Proper image logging callback with DDP

i recently switched to lightning and was wondering what the proper way is to log images during long DDP runs. For example in image reconstruction or segmentation you often need some model dependent routine to process the images. For that my modules often have a model.forward_vis() function. How would one integrate this in a callback when the model is distributed. I.e:

class ImageLoggingCallback(Callback):
    def __init__(self, every_n_step):
        self.every_n_step = every_n_step
        self.img = transform(some_image)

    def on_train_batch_end(self, *args, **kwargs):
        if trainer.global_step % self.every_n_step == 0 and trainer.global_step != 0:
            # like this for a ddp wrapped model 
            recon_image = trainer.model.forward_visualize(self.img)


Hey @JakobDexl

Your approach here looks good, this should already work.
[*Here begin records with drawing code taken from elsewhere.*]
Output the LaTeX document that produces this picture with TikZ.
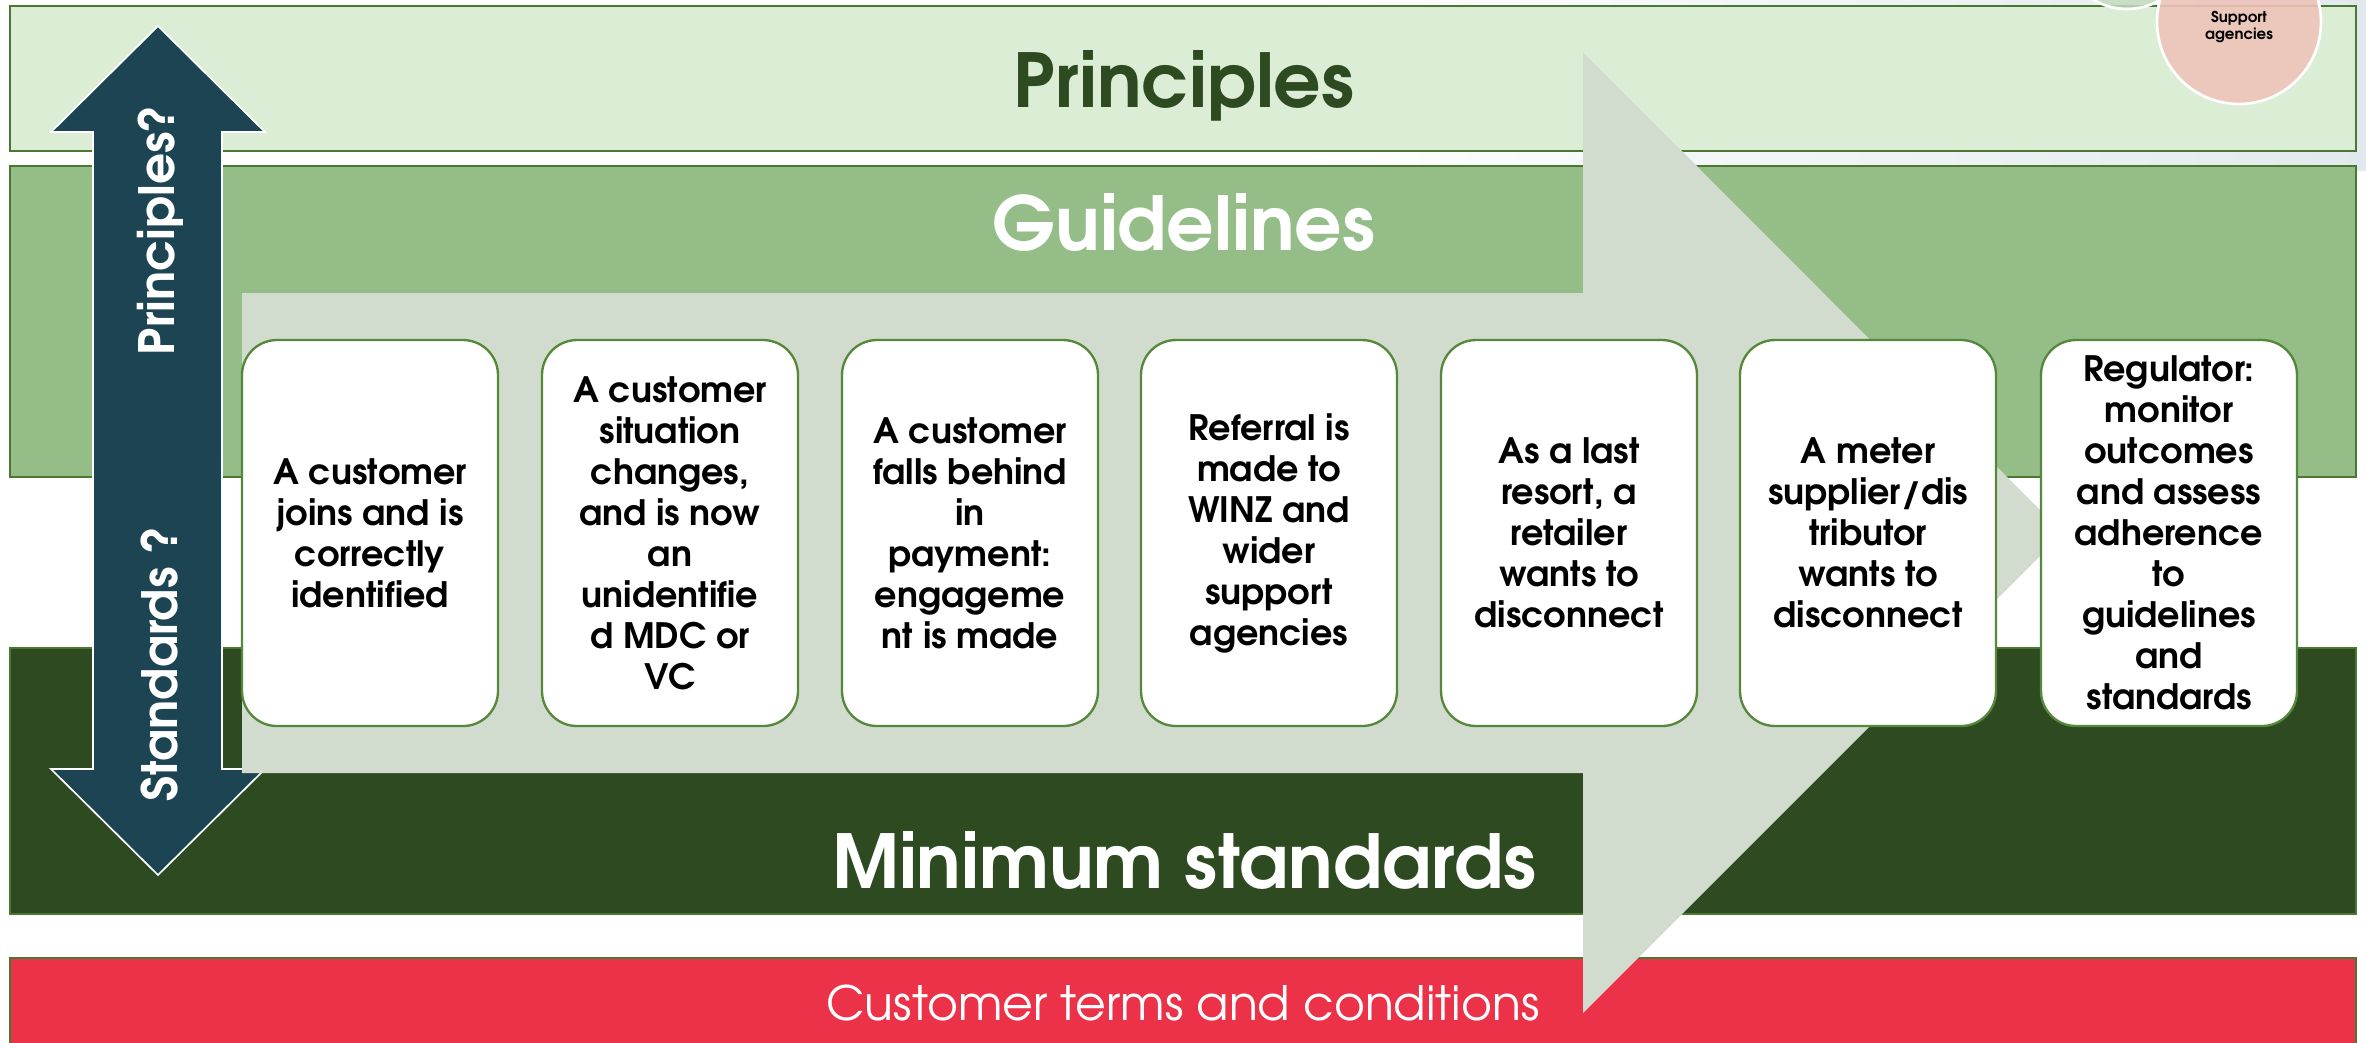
\documentclass[tikz,border=0pt]{standalone}
\usepackage{fontspec}
\setmainfont{texgyreadventor}[Extension=.otf, UprightFont=*-regular, BoldFont=*-bold, ItalicFont=*-italic, BoldItalicFont=*-bolditalic]
\definecolor{pale}{RGB}{219,237,213}
\definecolor{mid}{RGB}{149,189,136}
\definecolor{deep}{RGB}{46,74,33}
\definecolor{alert}{RGB}{236,50,72}
\definecolor{bandedge}{RGB}{75,120,48}
\definecolor{boxedge}{RGB}{85,136,58}
\definecolor{flow}{RGB}{209,220,207}
\definecolor{teal}{RGB}{29,68,82}
\definecolor{pinkfill}{RGB}{238,196,186}
\definecolor{greenfill}{RGB}{196,220,190}
\definecolor{bgright}{RGB}{226,233,238}
\begin{document}
\begin{tikzpicture}[x=0.3pt,y=-0.3pt,
  band/.style={draw=bandedge, line width=0.6pt},
  stepbox/.style={rounded corners=10.5pt, draw=boxedge, line width=0.7pt, fill=white,
    minimum width=76.8pt, minimum height=115.8pt, align=center, inner sep=0pt,
    font=\bfseries\fontsize{10.5}{12.3}\selectfont},
  title/.style={anchor=base, inner sep=0pt, font=\bfseries\fontsize{22.3}{26}\selectfont},
  sidelabel/.style={rotate=90, text=white, inner sep=0pt, font=\bfseries\fontsize{14.6}{16}\selectfont}]

% canvas
\useasboundingbox (0,0) rectangle (2366,1042);
\fill[white] (0,0) rectangle (2366,1042);
\shade[left color=white, right color=bgright] (1300,0) rectangle (2366,170);

% horizontal bands
\filldraw[band, fill=pale] (10,6) rectangle (2356,151);
\filldraw[band, fill=mid] (10,166) rectangle (2356,477);
\filldraw[band, fill=deep] (10,648) rectangle (2356,914);
\filldraw[band, fill=alert] (10,958) rectangle (2356,1060);

% circles at the top right
\draw[white, line width=0.8pt, fill=greenfill, fill opacity=0.85] (2127,-56) circle[radius=65];
\draw[white, line width=0.8pt, fill=pinkfill, fill opacity=0.9] (2239,22) circle[radius=82];
\node[align=center, inner sep=0pt, font=\bfseries\fontsize{4.5}{5}\selectfont] (support) at (2239,27) {Support\\agencies};

% double-headed vertical arrow
\filldraw[draw=white, line width=0.5pt, fill=teal]
  (158,26) -- (265,132) -- (222,132) -- (222,769) -- (265,769) -- (158,875)
  -- (51,769) -- (93,769) -- (93,132) -- (51,132) -- cycle;
\node[sidelabel] (upq) at (160,230) {Principles?};
\node[sidelabel] (downq) at (160,664) {Standards ?};

% large process arrow
\fill[flow] (242,293) -- (1583,293) -- (1583,52) -- (2063,533) -- (1583,1013)
  -- (1583,773) -- (242,773) -- cycle;

% band titles
\node[title, text=deep] (principles) at (1184,107) {Principles};
\node[title, text=white] (guidelines) at (1184,250) {Guidelines};
\node[title, text=white] (minstd) at (1184,888) {Minimum standards};
\node[anchor=base, inner sep=0pt, text=white, font=\fontsize{14.2}{16}\selectfont] (terms) at (1183,1020) {Customer terms and conditions};

% process steps
\node[stepbox] (s1) at (370,533) {A customer\\joins and is\\correctly\\identified};
\node[stepbox] (s2) at (670,533) {A customer\\situation\\changes,\\and is now\\an\\unidentifie\\d MDC or\\VC};
\node[stepbox] (s3) at (970,533) {A customer\\falls behind\\in\\payment:\\engageme\\nt is made};
\node[stepbox] (s4) at (1269,533) {Referral is\\made to\\WINZ and\\wider\\support\\agencies};
\node[stepbox] (s5) at (1569,533) {As a last\\resort, a\\retailer\\wants to\\disconnect};
\node[stepbox] (s6) at (1868,533) {A meter\\supplier/dis\\tributor\\wants to\\disconnect};
\node[stepbox] (s7) at (2169,533) {Regulator:\\monitor\\outcomes\\and assess\\adherence\\to\\guidelines\\and\\standards};
\end{tikzpicture}
\end{document}
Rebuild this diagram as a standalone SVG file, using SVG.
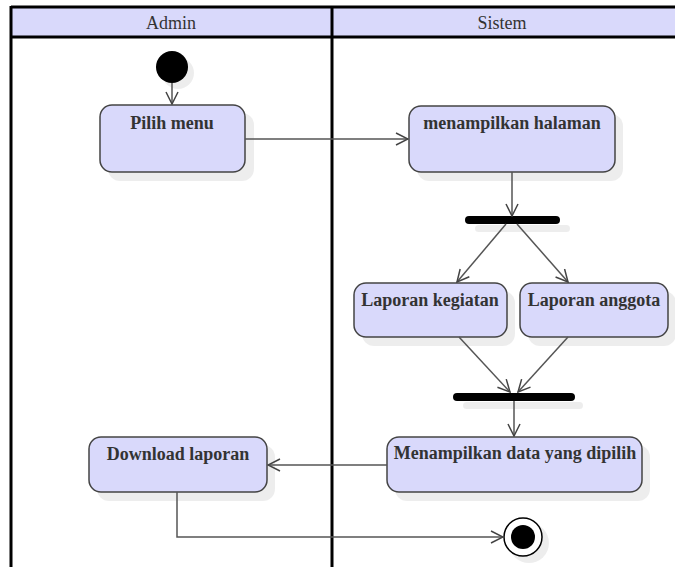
<svg xmlns="http://www.w3.org/2000/svg" width="675" height="567" viewBox="0 0 675 567">
<defs>
<style>
.act{fill:#d9d9fb;stroke:#444;stroke-width:1.5}
.sh{fill:#000;opacity:0.07}
.lbl{font-family:"Liberation Serif","Times New Roman",serif;font-size:18px;font-weight:bold;fill:#333;text-anchor:middle}
.hd{font-family:"Liberation Serif","Times New Roman",serif;font-size:18px;fill:#333;text-anchor:middle}
.ln{stroke:#555;stroke-width:1.5;fill:none}
.fr{stroke:#000;stroke-width:3;fill:none}
</style>
<marker id="arr" viewBox="0 0 14 14" refX="13" refY="7" markerWidth="14" markerHeight="14" markerUnits="userSpaceOnUse" orient="auto">
<path d="M1,1 L13,7 L1,13" fill="none" stroke="#444" stroke-width="1.5"/>
</marker>
</defs>
<rect width="675" height="567" fill="#fff"/>
<g id="lanes">
<rect x="11" y="7" width="670" height="30" fill="#d9d9fb"/>
<line class="fr" x1="11" y1="7" x2="680" y2="7"/>
<line class="fr" x1="11" y1="37" x2="680" y2="37"/>
<line class="fr" x1="11" y1="6" x2="11" y2="570"/>
<line class="fr" x1="332" y1="6" x2="332" y2="570"/>
<text class="hd" x="171" y="29">Admin</text>
<text class="hd" x="502" y="29">Sistem</text>
</g>
<g id="start">
<circle class="sh" cx="178" cy="73" r="16"/>
<circle cx="172" cy="67" r="16" fill="#000"/>
</g>
<g id="pilih">
<rect class="sh" x="108" y="113" width="146" height="68" rx="12"/>
<rect class="act" x="100" y="105" width="145" height="67" rx="12"/>
<text class="lbl" x="172" y="129">Pilih menu</text>
</g>
<g id="halaman">
<rect class="sh" x="417" y="114" width="206" height="67" rx="12"/>
<rect class="act" x="409" y="106" width="206" height="66" rx="12"/>
<text class="lbl" x="512" y="129">menampilkan halaman</text>
</g>
<g id="fork">
<rect class="sh" x="475" y="225" width="95" height="7" rx="3.5"/>
<rect x="465" y="216" width="95" height="8" rx="4" fill="#000"/>
</g>
<g id="kegiatan">
<rect class="sh" x="362" y="291" width="153" height="55" rx="12"/>
<rect class="act" x="354" y="283" width="153" height="54" rx="12"/>
<text class="lbl" x="430" y="306">Laporan kegiatan</text>
</g>
<g id="anggota">
<rect class="sh" x="528" y="291" width="148" height="55" rx="12"/>
<rect class="act" x="520" y="283" width="148" height="54" rx="12"/>
<text class="lbl" x="594" y="306">Laporan anggota</text>
</g>
<g id="join">
<rect class="sh" x="463" y="402" width="120" height="7" rx="3.5"/>
<rect x="453" y="393" width="122" height="8" rx="4" fill="#000"/>
</g>
<g id="tampil">
<rect class="sh" x="395" y="445" width="255" height="56" rx="12"/>
<rect class="act" x="387" y="437" width="255" height="55" rx="12"/>
<text class="lbl" x="515" y="459">Menampilkan data yang dipilih</text>
</g>
<g id="download">
<rect class="sh" x="97" y="445" width="178" height="56" rx="12"/>
<rect class="act" x="89" y="437" width="178" height="55" rx="12"/>
<text class="lbl" x="178" y="460">Download laporan</text>
</g>
<g id="end">
<circle class="sh" cx="529" cy="543" r="20"/>
<circle cx="523" cy="537" r="19" fill="#fff" stroke="#000" stroke-width="1.5"/>
<circle cx="523" cy="537" r="12" fill="#000"/>
</g>
<g id="connectors">
<line class="ln" x1="172" y1="83" x2="172" y2="104" marker-end="url(#arr)"/>
<line class="ln" x1="245" y1="139" x2="408" y2="139" marker-end="url(#arr)"/>
<line class="ln" x1="512" y1="172" x2="512" y2="216" marker-end="url(#arr)"/>
<line class="ln" x1="506" y1="224" x2="457" y2="282" marker-end="url(#arr)"/>
<line class="ln" x1="517" y1="224" x2="568" y2="282" marker-end="url(#arr)"/>
<line class="ln" x1="459" y1="337" x2="510" y2="392" marker-end="url(#arr)"/>
<line class="ln" x1="568" y1="337" x2="518" y2="392" marker-end="url(#arr)"/>
<line class="ln" x1="514" y1="401" x2="514" y2="436" marker-end="url(#arr)"/>
<line class="ln" x1="387" y1="465" x2="268" y2="465" marker-end="url(#arr)"/>
<polyline class="ln" points="177,492 177,537 503,537" marker-end="url(#arr)"/>
</g>
</svg>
Since you don’t need to sync gradients, you can even just call the method on the LightningModule directly:

def on_train_batch_end(self, trainer, pl_module, ...):
    with torch.no_grad():
        recon_image = pl_module.forward_visualize(self.img)
        # instead of
        # recon_image = pl_modulel.forward_visualize(self.img)

and in addition to that, it is probably best to log only from rank zero:

if trainer.global_rank == 0:

Note that above I’m running the forward_visualize() call on every rank, and by only logging on rank 0 we discard the other images. This is fine, since all of the processes run in parallel so no time is wasted. It is preferred to have all processes do the same amount of work to keep them in sync.

Let me know if you have any more questions about this.

Hi @awaelchli
Thanks a lot for your clear answer!

1 Like